I had a PhD interview and they said this decision will be made by the end of this week. I haven't received any email from them yet.

However, I saw a new advertisement about the same position as I applied a few days ago.

Does this mean I am rejected? Should I send an email to an administers to ask if I had failed?

  • No, don't send email. Just live your life as if you were rejected (eg apply for other jobs as if you didn't get this one). Maybe you get a positive answer from them.
    – user111388
    Apr 16, 2020 at 6:36
  • 1
    Are you sure it's indeed the same position? Possibly they offer multiple positions from the same funding source. Also, are you sure it's a new ad (changed submission deadline etc.)? Possibly the ad was posted late on some particular distribution channel. Apr 16, 2020 at 6:46
  • It is not the end of the werk yet so they can still advertise and you wait for their response.
    – Solar Mike
    Apr 16, 2020 at 6:47
  • @lighthousekeeper: I think closely inspecting the details of the new position only makes one nervous and opens the mind for furthee negative theories, thus I wouldn't recommend it. Even if it is hard, try to stay calm and not to think about it right now.
    – user111388
    Apr 16, 2020 at 6:56
  • @user111388 Might be a personality thing. Not knowing would make me more nervous than knowing and having clarity. Apr 16, 2020 at 7:47

1 Answer 1


It could have a lot of reason why a position is reposted. Computer mistake, additional position, confusion with another position, people not talking properly to each other, fraud, rejection, ... Don't do anything at least until the end of this week (which is near)! Do not look at their homepages if this makes you nervous.

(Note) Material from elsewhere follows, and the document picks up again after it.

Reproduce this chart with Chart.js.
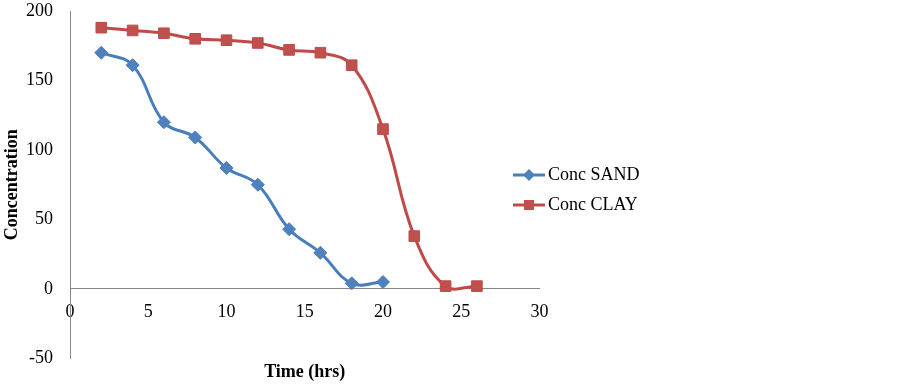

In the meantime, live your life as if you did not get this position. Apply for other jobs etc. If you really want to get a definite answer from them and they do not call you, I would give it two more weeks (could vary by locale) until you call them. Do ask for feedback and do not call your rejection a "failure". In most interviews, people do not fail (except there is a special test) but it comes out that they don't fit the position well enough because of other interests.